Judge Susan Illston has stymied an employer’s attempt to force into arbitration a group of employees alleging that they were erroneously classified as independent contractors. See Zaborowski v. MHN Govt. Servs., Inc., No. 12-5109 (N.D. Cal. Apr. 3, 2012) (order denying motion to compel arbitration). The plaintiffs contend that by misclassifying them as independent contractors, their employer avoided providing them with benefits they are entitled to under California law. Judge Illston found the employment contract that plaintiffs signed to be “so permeated with unconscionability” that the arbitration clause within the contract was rendered unenforceable. Order at 13.
She began her analysis by noting that “Concepcion explicitly reaffirmed California’s general contract defense of unconscionability as applied to arbitration agreements,” adding that “[o]nly ‘defenses that apply only to arbitration or that derive their meaning from the fact that an agreement to arbitrate is at issue’ are preempted by the FAA, and therefore invalid,” quoting directly from the Supreme Court’s Concepcion decision to underscore the continued vitality of California’s unconscionability doctrine. Order at 4.
Judge Illston proceeded to enumerate the various ways in which the at-issue arbitration clause is unconscionable (order at 5-10):
- The arbitration clause is buried in the last of 23 paragraphs, and not set apart or highlighted in any way;
- Signing the arbitration clause was a condition of employment, with no opportunity to negotiate the terms;
- The clause imposes a six-month statute of limitations, far shorter than the usual three-year statute of limitations applicable to workplace violations;
- The clause unilaterally empowers the employer to choose the pool of arbitrators;
- Discovery is limited so as to disadvantage employees;
- The arbitration provision has the effect of negating California fee-shifting statutes designed to address the inherent asymmetry in resources between employers and employees; and
- Similarly, by prohibiting the arbitrator from awarding punitive damages, the arbitration provision further eliminates statutory protections.

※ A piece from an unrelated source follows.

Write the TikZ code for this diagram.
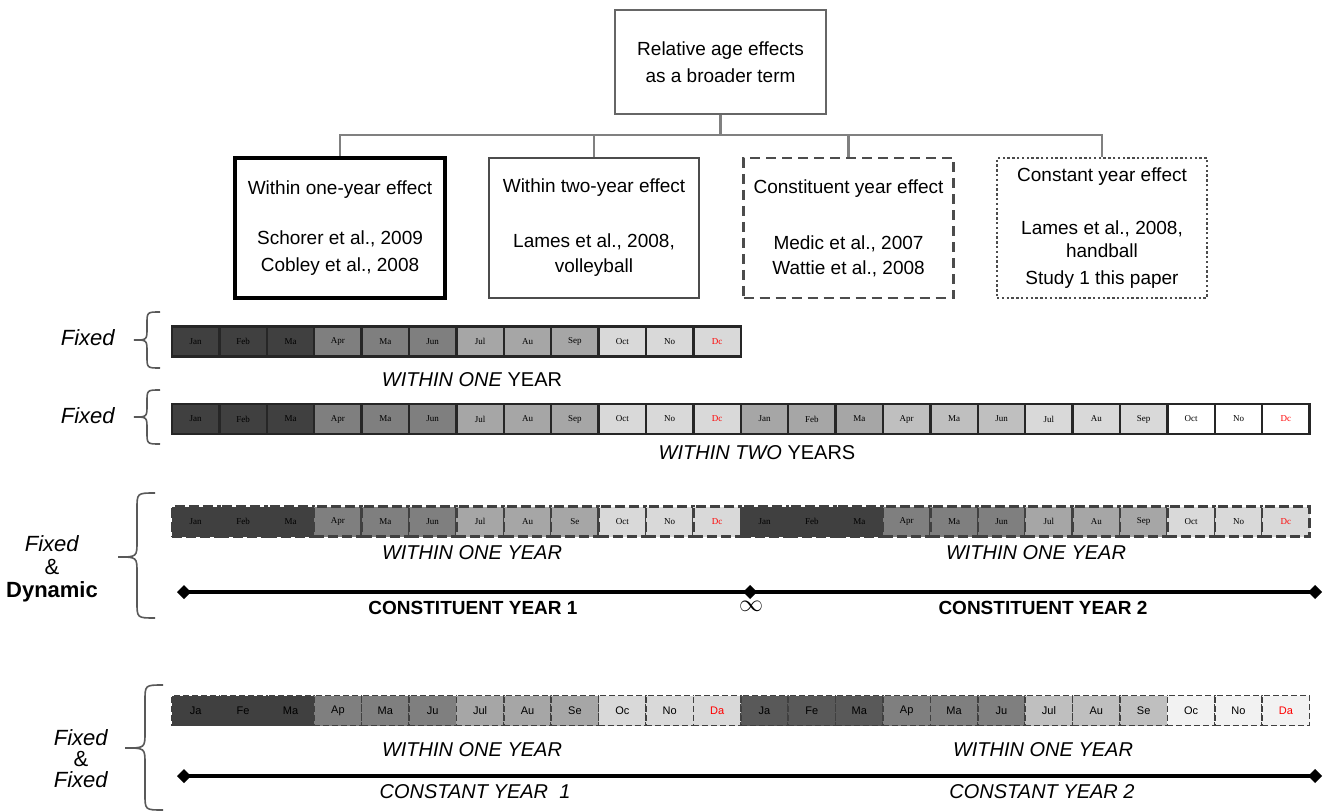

Judge Illston concluded that the unconscionable provisions so permeated the at-issue arbitration clause as to not be severable, and on that basis denied the defendant’s motion. While unconscionability analysis is typically fact- and case-specific, the Zaborowski decision is likely to be much-cited by counsel and relied on by judges, as it addresses provisions that frequently appear in the arbitration clauses that are part of employment contracts.